Developing creative and innovative thought
Speaking on the workshops and creative exercises rolled out across the Eastern Cape, Tamsanqu Songabe, Senior Curriculum Planner for Creative Arts Subjects in the Eastern Cape department of education said that teachers were thrilled to participate and that sponsorships from corporate organisations such as the MTN Foundation are integral to arts education.
‘The teachers have been so excited, and we are feeling so blessed, especially because MTN has sponsored this programme. Honestly, in the arts, we need more of these companies to sponsor [initiatives like this], it’s so important. One of the most important subjects is the arts. It opens up the mind and develops creative and innovative thought.’
Tamsanqu Songabe, Senior Curriculum Planner for Creative Arts Subjects in the Eastern Cape department of education
Touhira Frolick, a teacher at CW Hendricks primary, Uitenhage, explains that the Imbali Artbooks will go a long way in helping learners realise their potential and also to recognise what they are doing as a valid form of art.
‘Our learners are very talented, they can draw, they can build things, but often, they don’t even know that they are making art. These books will help them and explain more about art so that hopefully one day they can make art and even sell it themselves.’

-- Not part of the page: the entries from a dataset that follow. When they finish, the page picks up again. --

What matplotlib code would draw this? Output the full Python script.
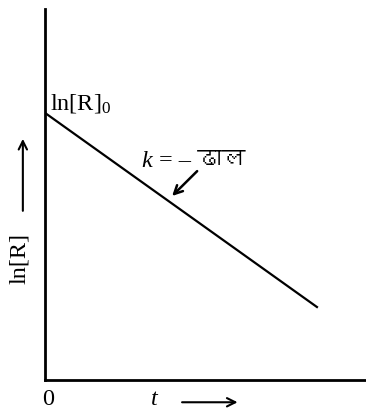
import matplotlib
matplotlib.use('Agg')
import matplotlib.pyplot as plt
from matplotlib import font_manager
from matplotlib.ft2font import FT2Font

# first-order reaction: ln[R] falls linearly with time
t = [0, 8.5]
ln_r = [7.2, 1.95]


def find_devanagari_font():
    for f in font_manager.fontManager.ttflist:
        try:
            if FT2Font(f.fname).get_char_index(0x0922):
                return f.name
        except Exception:
            pass
    return None


deva = find_devanagari_font()
serif = 'Liberation Serif'
plt.rcParams['mathtext.fontset'] = 'custom'
plt.rcParams['mathtext.rm'] = serif
plt.rcParams['mathtext.it'] = serif + ':italic'

fig = plt.figure(figsize=(3.66, 4.10), dpi=100)
ax = fig.add_axes([45 / 366, 29 / 410, 321 / 366, 371 / 410])
ax.set_xlim(0, 10)
ax.set_ylim(0, 10)

ax.plot(t, ln_r, color='black', lw=1.6, solid_capstyle='butt')

for s in ['top', 'right']:
    ax.spines[s].set_visible(False)
for s in ['left', 'bottom']:
    ax.spines[s].set_linewidth(2)
ax.set_xticks([])
ax.set_yticks([])

fs = 17.5
ax.text(0.16, 7.33, r'$\mathrm{ln[R]}_{0}$', fontsize=fs, va='baseline', ha='left')

fams = [serif] + ([deva] if deva else []) + ['DejaVu Sans']
ax.text(3.0, 5.77, '$k$', fontsize=fs, va='baseline', ha='left')
ax.text(3.55, 5.77, '= \u2013 ढाल', family=fams, fontsize=fs, va='baseline', ha='left')
ax.annotate('', xy=(3.96, 4.96), xytext=(4.74, 5.63),
            arrowprops=dict(arrowstyle='->', lw=1.8, color='black',
                            mutation_scale=15, shrinkA=0, shrinkB=0))

# axis labels drawn as plain text with arrows
ax.text(0.09, -0.5, '0', family=serif, fontsize=fs, ha='center', va='center', clip_on=False)
ax.text(3.43, -0.45, '$t$', fontsize=fs, ha='center', va='center', clip_on=False)
ax.annotate('', xy=(6.0, -0.6), xytext=(4.27, -0.6), annotation_clip=False,
            arrowprops=dict(arrowstyle='->', lw=1.5, color='black',
                            mutation_scale=15, shrinkA=0, shrinkB=0))
ax.text(-0.78, 3.3, 'ln[R]', family=serif, fontsize=fs, rotation=90,
        ha='center', va='center', clip_on=False)
ax.annotate('', xy=(-0.69, 6.5), xytext=(-0.69, 4.56), annotation_clip=False,
            arrowprops=dict(arrowstyle='->', lw=1.5, color='black',
                            mutation_scale=15, shrinkA=0, shrinkB=0))

fig.savefig('out.png', dpi=100)
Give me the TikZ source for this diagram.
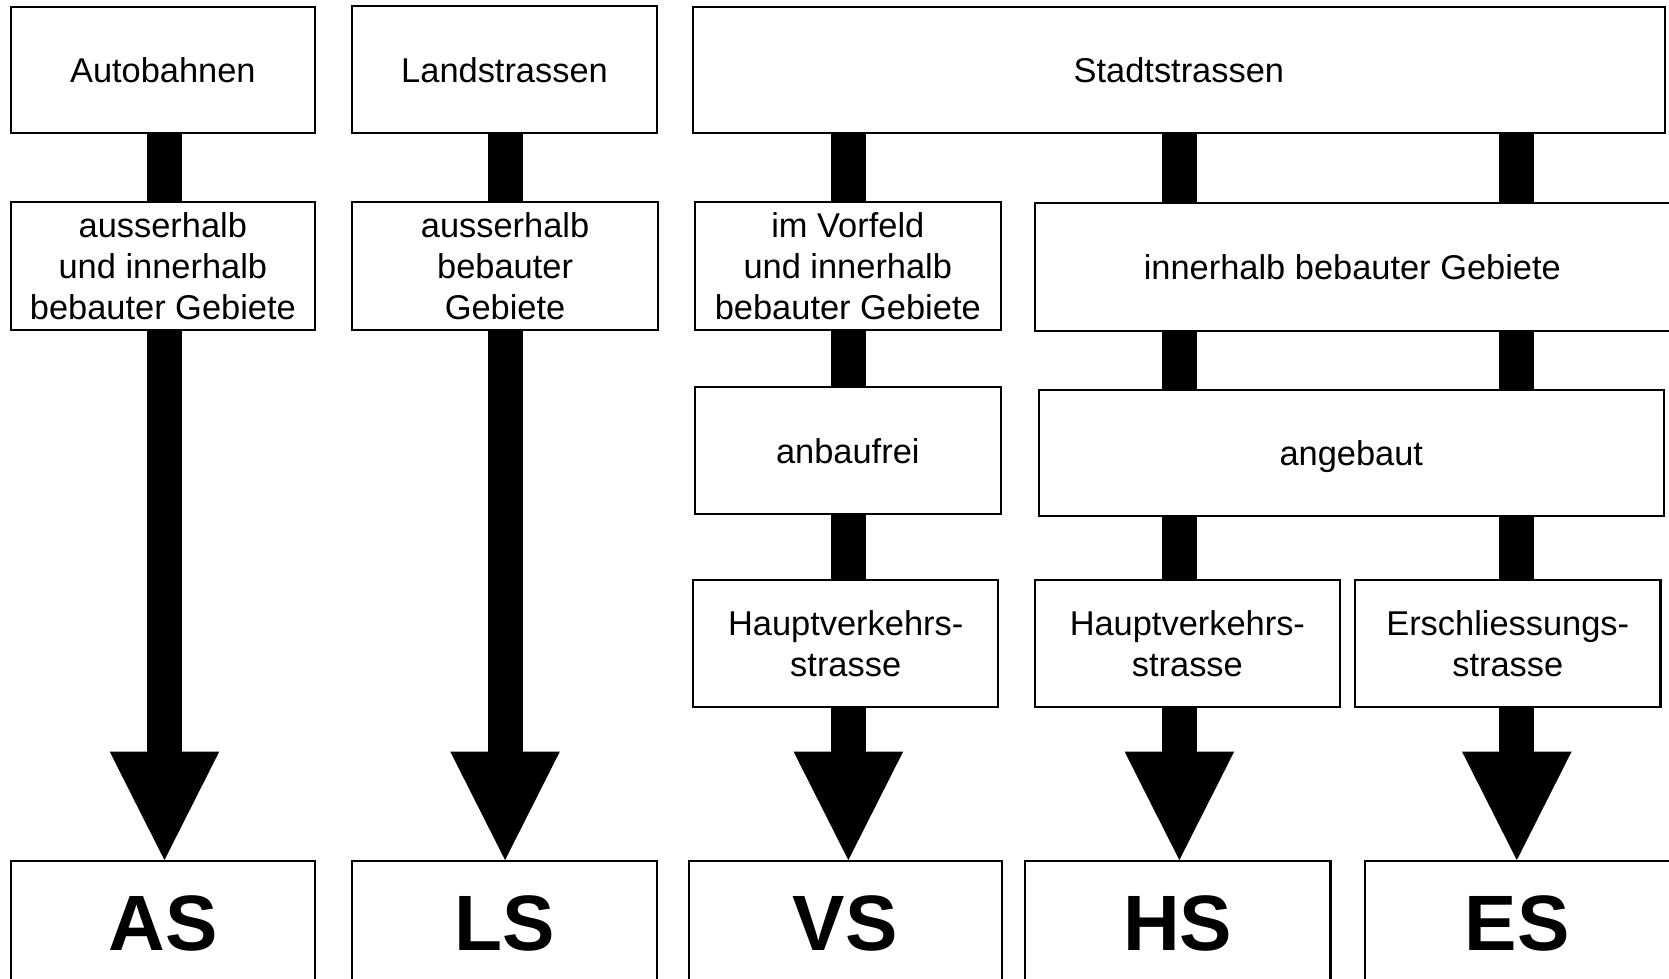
\documentclass[tikz,border=0pt]{standalone}
\usepackage{fontspec}
\setmainfont{Liberation Sans}
\usetikzlibrary{arrows.meta}
\begin{document}
\begin{tikzpicture}[x=0.02cm,y=-0.02cm,
  box/.style={draw,line width=1.1pt,fill=white,inner sep=0pt,align=center,
    font=\fontsize{18.4}{22.1}\selectfont},
  oneline/.style={box,text depth=0pt},
  tag/.style={box,font=\fontsize{42}{48}\selectfont\bfseries},
  bar/.style={line width=0.66cm},
  down/.style={bar,-{Triangle[width=2.06cm,length=2.04cm,line width=0pt]}}]
\useasboundingbox (0,0) rectangle (1568,919);
\clip (0,0) rectangle (1568,919);

% column axes of the five branches
\coordinate (c1) at (154.5,0);
\coordinate (c2) at (474.5,0);
\coordinate (c3) at (797,0);
\coordinate (c4) at (1108,0);
\coordinate (c5) at (1425,0);

% top level
\node[oneline,minimum width=5.72cm,minimum height=2.36cm] (auto) at (153,66) {Autobahnen};
\node[oneline,minimum width=5.72cm,minimum height=2.38cm] (land) at (474,65.5) {Landstrassen};
\node[oneline,minimum width=18.26cm,minimum height=2.36cm] (stadt) at (1107.5,66) {Stadtstrassen};

% location
\node[box,minimum width=5.72cm,minimum height=2.40cm] (aui) at (153,250)
  {ausserhalb\\und innerhalb\\bebauter Gebiete};
\node[box,minimum width=5.74cm,minimum height=2.40cm] (ab) at (474.5,250)
  {ausserhalb\\bebauter\\Gebiete};
\node[box,minimum width=5.74cm,minimum height=2.40cm] (vorfeld) at (796.5,250)
  {im Vorfeld\\und innerhalb\\bebauter Gebiete};
\node[oneline,minimum width=11.94cm,minimum height=2.40cm] (inner) at (1270.5,251)
  {innerhalb bebauter Gebiete};

% building along the road
\node[oneline,minimum width=5.74cm,minimum height=2.38cm] (frei) at (796.5,423.5) {anbaufrei};
\node[oneline,minimum width=11.74cm,minimum height=2.38cm] (gebaut) at (1269.5,425.5) {angebaut};

% function
\node[box,minimum width=5.74cm,minimum height=2.38cm] (hv1) at (794.5,604.5)
  {Hauptverkehrs-\\strasse};
\node[box,minimum width=5.74cm,minimum height=2.38cm] (hv2) at (1115.5,604.5)
  {Hauptverkehrs-\\strasse};
\node[box,minimum width=5.74cm,minimum height=2.38cm] (er) at (1416.5,604.5)
  {Erschliessungs-\\strasse};

% road types
\node[tag,minimum width=5.72cm,minimum height=2.36cm] (AS) at (153,868) {AS};
\node[tag,minimum width=5.72cm,minimum height=2.36cm] (LS) at (474,868) {LS};
\node[tag,minimum width=5.88cm,minimum height=2.36cm] (VS) at (794,868) {VS};
\node[tag,minimum width=5.74cm,minimum height=2.36cm] (HS) at (1106.5,868) {HS};
\node[tag,minimum width=5.74cm,minimum height=2.36cm] (ES) at (1425.5,868) {ES};

% links
\draw[bar] (auto.south -| c1) -- (aui.north -| c1);
\draw[down] (aui.south -| c1) -- (AS.north -| c1);

\draw[bar] (land.south -| c2) -- (ab.north -| c2);
\draw[down] (ab.south -| c2) -- (LS.north -| c2);

\draw[bar] (stadt.south -| c3) -- (vorfeld.north -| c3);
\draw[bar] (vorfeld.south -| c3) -- (frei.north -| c3);
\draw[bar] (frei.south -| c3) -- (hv1.north -| c3);
\draw[down] (hv1.south -| c3) -- (VS.north -| c3);

\draw[bar] (stadt.south -| c4) -- (inner.north -| c4);
\draw[bar] (inner.south -| c4) -- (gebaut.north -| c4);
\draw[bar] (gebaut.south -| c4) -- (hv2.north -| c4);
\draw[down] (hv2.south -| c4) -- (HS.north -| c4);

\draw[bar] (stadt.south -| c5) -- (inner.north -| c5);
\draw[bar] (inner.south -| c5) -- (gebaut.north -| c5);
\draw[bar] (gebaut.south -| c5) -- (er.north -| c5);
\draw[down] (er.south -| c5) -- (ES.north -| c5);
\end{tikzpicture}
\end{document}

Touhira Frolick, a teacher at CW Hendricks primary, Uitenhage
Practical skills and resources to take back to classrooms
In addition to the artmaking activities in the workshops, each participant received a set of Imbali Artbooks as well as a pack of art materials to take back to their classrooms in order to supplement their art classes. The MTN-sponsored bags featured paints and paintbrushes for use in classrooms. ‘We highly applaud the Imbali Visual Literacy Project and the MTN Foundation for these donations,’ remarked Songabe at the opening of one of the workshops.


120 teachers and subject advisors took part in Imbali’s Eastern Cape workshops, all of them returning to their classrooms with an invaluable set of skills and resources for their students. Imbali’s Eastern Cape workshops follow their previous roll-out of the art books and introductory teacher workshops to the Northern Cape, North West, and Limpopo provinces, as well as in Mpumalanga, the Free State, and the Western Cape.
As Watterson explains, ‘At Imbali we believe strongly that art must be experienced. Children need to have access to art materials and guidance and encouragement to use these creatively and expressively. But just as importantly, they need to experience the joys of looking at art by having access to exciting and stimulating high quality reproductions of artworks that stimulate and encourage contemplation, engagement, and debate.’
Certainly, the work being done by Imbali, with support from the MTN Foundation, is vital to both sustaining and bettering arts education across schools in South Africa. Through the rolling out of their artbooks and workshops, they are contributing to the next generation of artists and educators in the country.